▶ Requirement: Reproduce nothing but the lines from the one with "Write the Plotly code for this chart." through the one with "return (H - B - p) / ph", exactly and with both ends. Omit pictures.
— start —
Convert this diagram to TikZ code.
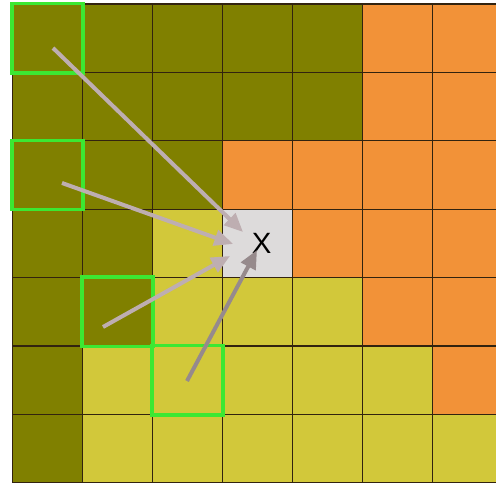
\documentclass[tikz,border=0pt]{standalone}
\usepackage{fontspec}
\newfontfamily\markfont{Liberation Sans}
\usetikzlibrary{arrows.meta,positioning,calc}
\definecolor{cello}{RGB}{128,128,0}
\definecolor{cellr}{RGB}{242,146,56}
\definecolor{celly}{RGB}{210,200,58}
\definecolor{cellg}{RGB}{221,219,219}
\definecolor{gridline}{RGB}{50,35,15}
\definecolor{pickgreen}{RGB}{60,232,50}
\definecolor{votegray}{RGB}{190,174,177}
\definecolor{votedark}{RGB}{150,138,140}

\begin{document}
\begin{tikzpicture}[
    x=0.75pt, y=-0.75pt,
    cell/.style={draw=gridline, line width=0.8pt, minimum width=52.5pt,
        minimum height=51.3pt, inner sep=0pt, anchor=north west},
    pick/.style={draw=pickgreen, line width=2.4pt},
    vote/.style={votegray, line width=3pt,
        -{Triangle[length=14pt,width=12pt]}},
    lbl/.style={font=\markfont\fontsize{22}{22}\selectfont}
]
\useasboundingbox (0,0) rectangle (496,484);
\clip (0,0) rectangle (496,484);

% Cells, row by row
\foreach \row/\cols in {0/{o,o,o,o,o,r,r},1/{o,o,o,o,o,r,r},
    2/{o,o,o,r,r,r,r},3/{o,o,y,g,r,r,r},4/{o,o,y,y,y,r,r},
    5/{o,y,y,y,y,y,r},6/{o,y,y,y,y,y,y}}{
  \foreach \k [count=\i from 0] in \cols
    \node[cell, fill=cell\k] (c\row\i) at (12+70*\i, 3.5+68.4*\row) {};
}

% Neighbours
\foreach \n in {c00,c20,c41,c52}
  \draw[pick] (\n.north west) rectangle (\n.south east);

\node[lbl] (xmark) at ($(c33.center)+(4,0)$) {X};

% Votes
\coordinate (s1) at (53,48);
\coordinate (s2) at (62,183);
\coordinate (s3) at (103,327);
\coordinate (s4) at (187,381);
\coordinate (e1) at (243,232);
\coordinate (e2) at (233,244);
\coordinate (e3) at (230,256);
\coordinate (e4) at (257,250);
\draw[vote] (s1) -- (e1);
\draw[vote] (s2) -- (e2);
\draw[vote] (s3) -- (e3);
\draw[vote, votedark] (s4) -- (e4);
\end{tikzpicture}
\end{document}
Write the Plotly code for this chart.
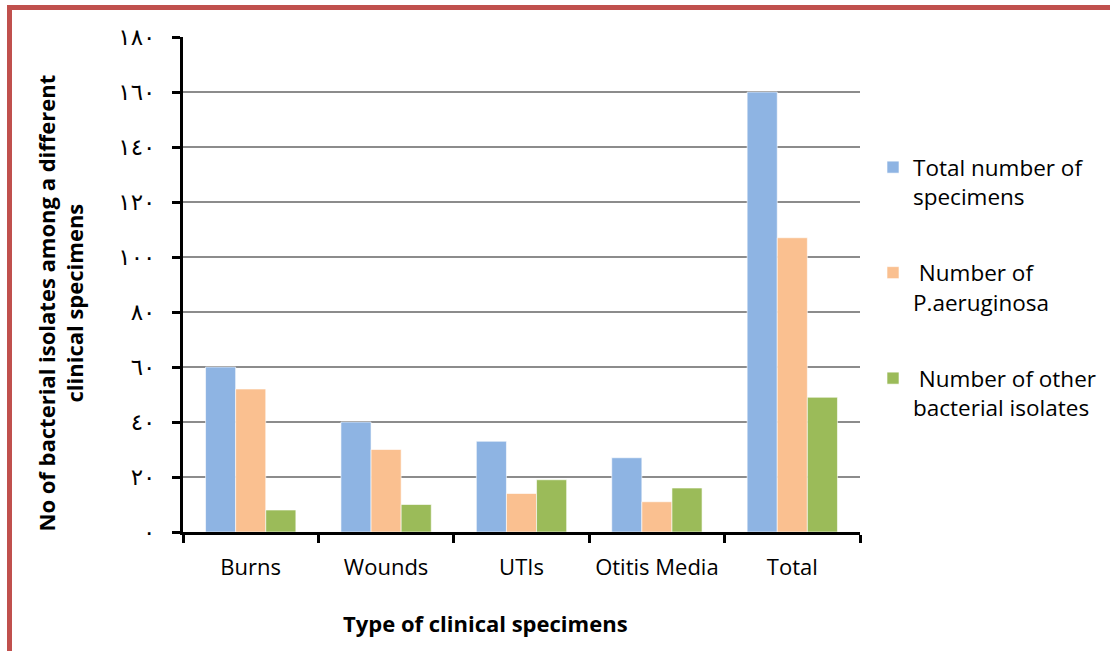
import plotly.graph_objects as go

# Specimen categories and counts per series
categories = ["Burns", "Wounds", "UTIs", "Otitis Media", "Total"]
total_specimens = [60, 40, 33, 27, 160]
p_aeruginosa = [52, 30, 14, 11, 107]
other_isolates = [8, 10, 19, 16, 49]

series_names = [
    "Total number of<br>specimens",
    " Number of<br>P.aeruginosa",
    " Number of other<br>bacterial isolates",
]
series_colors = ["#8EB4E3", "#FAC090", "#9BBB59"]

# Y tick values with Arabic-Indic digit labels
tick_vals = [0, 20, 40, 60, 80, 100, 120, 140, 160, 180]
tick_text = ["٠", "٢٠", "٤٠", "٦٠", "٨٠", "١٠٠", "١٢٠", "١٤٠", "١٦٠", "١٨٠"]

FONT = "'Open Sans', 'DejaVu Sans', sans-serif"

fig = go.Figure()
for i, (name, vals, col) in enumerate(zip(series_names, [total_specimens, p_aeruginosa, other_isolates], series_colors)):
    fig.add_trace(go.Bar(
        x=categories, y=vals, name=name,
        marker=dict(color=col, line=dict(color="rgba(255,255,255,0.6)", width=1)),
        legendgroup=f"g{i}",
    ))

L, R, T, B = 183, 250, 37, 119
W, H = 1110, 651
pw, ph = W - L - R, H - T - B

def px_x(p):
    return (p - L) / pw

def px_y(p):
    return (H - B - p) / ph

fig.update_layout(
    width=W, height=H,
    margin=dict(l=L, r=R, t=T, b=B, pad=0, autoexpand=False),
    paper_bgcolor="white", plot_bgcolor="white",
    font=dict(family=FONT, size=20, color="#000000"),
    barmode="group", bargap=0.333, bargroupgap=0,
    showlegend=True,
    legend=dict(
        x=px_x(873), y=px_y(146), xanchor="left", yanchor="top",
        font=dict(size=22.5, family=FONT), valign="top",
        traceorder="grouped", tracegroupgap=44,
        itemwidth=30, bgcolor="rgba(0,0,0,0)",
    ),
    xaxis=dict(
        showline=True, linecolor="black", linewidth=3,
        ticks="outside", tickson="boundaries", ticklen=8, tickwidth=3, tickcolor="black",
        tickfont=dict(size=22, family=FONT), showgrid=False,
        ticklabelstandoff=14,
    ),
    yaxis=dict(
        range=[0, 180], tickvals=tick_vals, ticktext=tick_text,
        showline=True, linecolor="black", linewidth=3,
        ticks="outside", ticklen=8, tickwidth=3, tickcolor="black",
        tickfont=dict(size=23, family="'DejaVu Sans', sans-serif"),
        showgrid=True, gridcolor="#8C8C8C", gridwidth=2, zeroline=False,
        ticklabelstandoff=12,
    ),
)

# Y axis title
fig.add_annotation(
    text="<b>No of bacterial isolates among a different<br>clinical specimens</b>",
    xref="paper", yref="paper", x=px_x(59.5), y=px_y(303),
    textangle=-90, showarrow=False, font=dict(size=22, family=FONT),
    xanchor="center", yanchor="middle",
)

# X axis title
fig.add_annotation(
    text="<b>Type of clinical specimens</b>",
    xref="paper", yref="paper", x=px_x(485), y=px_y(623),
    showarrow=False, font=dict(size=22, family=FONT),
    xanchor="center", yanchor="middle",
)

# Red frame around the figure
fig.add_shape(
    type="rect", xref="paper", yref="paper",
    x0=px_x(9.5), x1=px_x(1200), y0=px_y(800), y1=px_y(7.5),
    line=dict(color="#C0504D", width=5), fillcolor="rgba(0,0,0,0)",
    layer="above",
)

fig.write_html("out.html")
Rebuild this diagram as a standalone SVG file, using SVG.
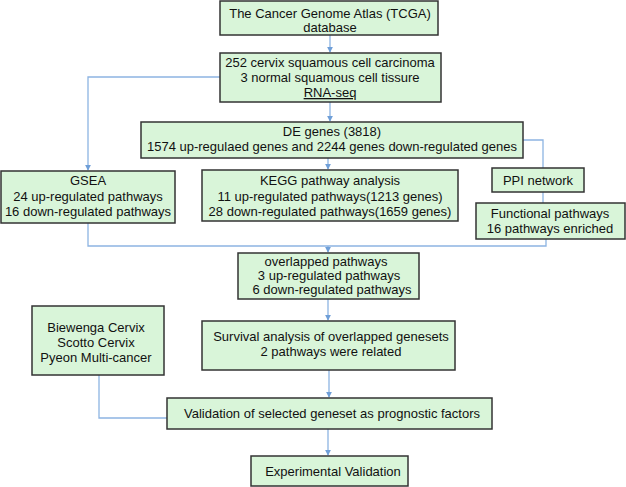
<svg xmlns="http://www.w3.org/2000/svg" width="626" height="487" viewBox="0 0 626 487">
<defs>
<style>
.box{fill:#d9f5d9;stroke:#333;stroke-width:1.5}
.t{font-family:"Liberation Sans",Arial,sans-serif;font-size:13px;fill:#111;text-anchor:middle}
.c{fill:none;stroke:#8db4e2;stroke-width:1.3}
</style>
<marker id="a" viewBox="0 0 8 8" refX="7" refY="4" markerWidth="6" markerHeight="6" orient="auto" markerUnits="userSpaceOnUse">
<path d="M0,0 L8,4 L0,8 z" fill="#6f9fd8"/>
</marker>
</defs>
<rect width="626" height="487" fill="#fff"/>
<g id="connectors">
<path class="c" d="M330,35 V52" marker-end="url(#a)"/>
<path class="c" d="M330,102 V121" marker-end="url(#a)"/>
<path class="c" d="M220,77 H88 V170" marker-end="url(#a)"/>
<path class="c" d="M328,158 V169" marker-end="url(#a)"/>
<path class="c" d="M523,140 H543 V168"/>
<path class="c" d="M543,192 V203"/>
<path class="c" d="M88,223 V246 H546 V239"/>
<path class="c" d="M328,246 V252" marker-end="url(#a)"/>
<path class="c" d="M328,299 V320" marker-end="url(#a)"/>
<path class="c" d="M329,370 V397" marker-end="url(#a)"/>
<path class="c" d="M99,375 V418 H167"/>
<path class="c" d="M328,429 V455" marker-end="url(#a)"/>
</g>
<g id="tcga"><rect class="box" x="220" y="1" width="218" height="34"/>
<text class="t" x="330" y="18">The Cancer Genome Atlas (TCGA)</text>
<text class="t" x="330" y="32">database</text></g>
<g id="samples"><rect class="box" x="220" y="53" width="221" height="49"/>
<text class="t" x="330" y="67">252 cervix squamous cell carcinoma</text>
<text class="t" x="330" y="82">3 normal squamous cell tissure</text>
<text class="t" x="330" y="97" text-decoration="underline">RNA-seq</text></g>
<g id="de"><rect class="box" x="141" y="122" width="382" height="36"/>
<text class="t" x="332" y="136">DE genes (3818)</text>
<text class="t" x="332" y="151">1574 up-regulaed genes and 2244 genes down-regulated genes</text></g>
<g id="gsea"><rect class="box" x="1" y="171" width="174" height="52"/>
<text class="t" x="88" y="185">GSEA</text>
<text class="t" x="88" y="201">24 up-regulated pathways</text>
<text class="t" x="88" y="216">16 down-regulated pathways</text></g>
<g id="kegg"><rect class="box" x="202" y="170" width="256" height="51"/>
<text class="t" x="330" y="185">KEGG pathway analysis</text>
<text class="t" x="330" y="201">11 up-regulated pathways(1213 genes)</text>
<text class="t" x="330" y="216">28 down-regulated pathways(1659 genes)</text></g>
<g id="ppi"><rect class="box" x="492" y="168" width="92" height="24"/>
<text class="t" x="538" y="185">PPI network</text></g>
<g id="functional"><rect class="box" x="476" y="203" width="149" height="36"/>
<text class="t" x="550" y="218">Functional pathways</text>
<text class="t" x="550" y="233">16 pathways enriched</text></g>
<g id="overlapped"><rect class="box" x="238" y="253" width="181" height="46"/>
<text class="t" x="326" y="266">overlapped pathways</text>
<text class="t" x="329" y="280">3 up-regulated pathways</text>
<text class="t" x="332" y="294">6 down-regulated pathways</text></g>
<g id="survival"><rect class="box" x="202" y="321" width="253" height="49"/>
<text class="t" x="331" y="341">Survival analysis of overlapped genesets</text>
<text class="t" x="331" y="356">2 pathways were related</text></g>
<g id="datasets"><rect class="box" x="32" y="306" width="132" height="69"/>
<text class="t" x="96" y="332">Biewenga Cervix</text>
<text class="t" x="96" y="347">Scotto Cervix</text>
<text class="t" x="96" y="362">Pyeon Multi-cancer</text></g>
<g id="validation"><rect class="box" x="167" y="398" width="325" height="31"/>
<text class="t" x="332" y="418">Validation of selected geneset as prognostic factors</text></g>
<g id="experimental"><rect class="box" x="251" y="456" width="157" height="30"/>
<text class="t" x="333" y="476">Experimental Validation</text></g>
</svg>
— end —
▶ Solution for this exercise:
Write the Plotly code for this chart.
import plotly.graph_objects as go

# Specimen categories and counts per series
categories = ["Burns", "Wounds", "UTIs", "Otitis Media", "Total"]
total_specimens = [60, 40, 33, 27, 160]
p_aeruginosa = [52, 30, 14, 11, 107]
other_isolates = [8, 10, 19, 16, 49]

series_names = [
    "Total number of<br>specimens",
    " Number of<br>P.aeruginosa",
    " Number of other<br>bacterial isolates",
]
series_colors = ["#8EB4E3", "#FAC090", "#9BBB59"]

# Y tick values with Arabic-Indic digit labels
tick_vals = [0, 20, 40, 60, 80, 100, 120, 140, 160, 180]
tick_text = ["٠", "٢٠", "٤٠", "٦٠", "٨٠", "١٠٠", "١٢٠", "١٤٠", "١٦٠", "١٨٠"]

FONT = "'Open Sans', 'DejaVu Sans', sans-serif"

fig = go.Figure()
for i, (name, vals, col) in enumerate(zip(series_names, [total_specimens, p_aeruginosa, other_isolates], series_colors)):
    fig.add_trace(go.Bar(
        x=categories, y=vals, name=name,
        marker=dict(color=col, line=dict(color="rgba(255,255,255,0.6)", width=1)),
        legendgroup=f"g{i}",
    ))

L, R, T, B = 183, 250, 37, 119
W, H = 1110, 651
pw, ph = W - L - R, H - T - B

def px_x(p):
    return (p - L) / pw

def px_y(p):
    return (H - B - p) / ph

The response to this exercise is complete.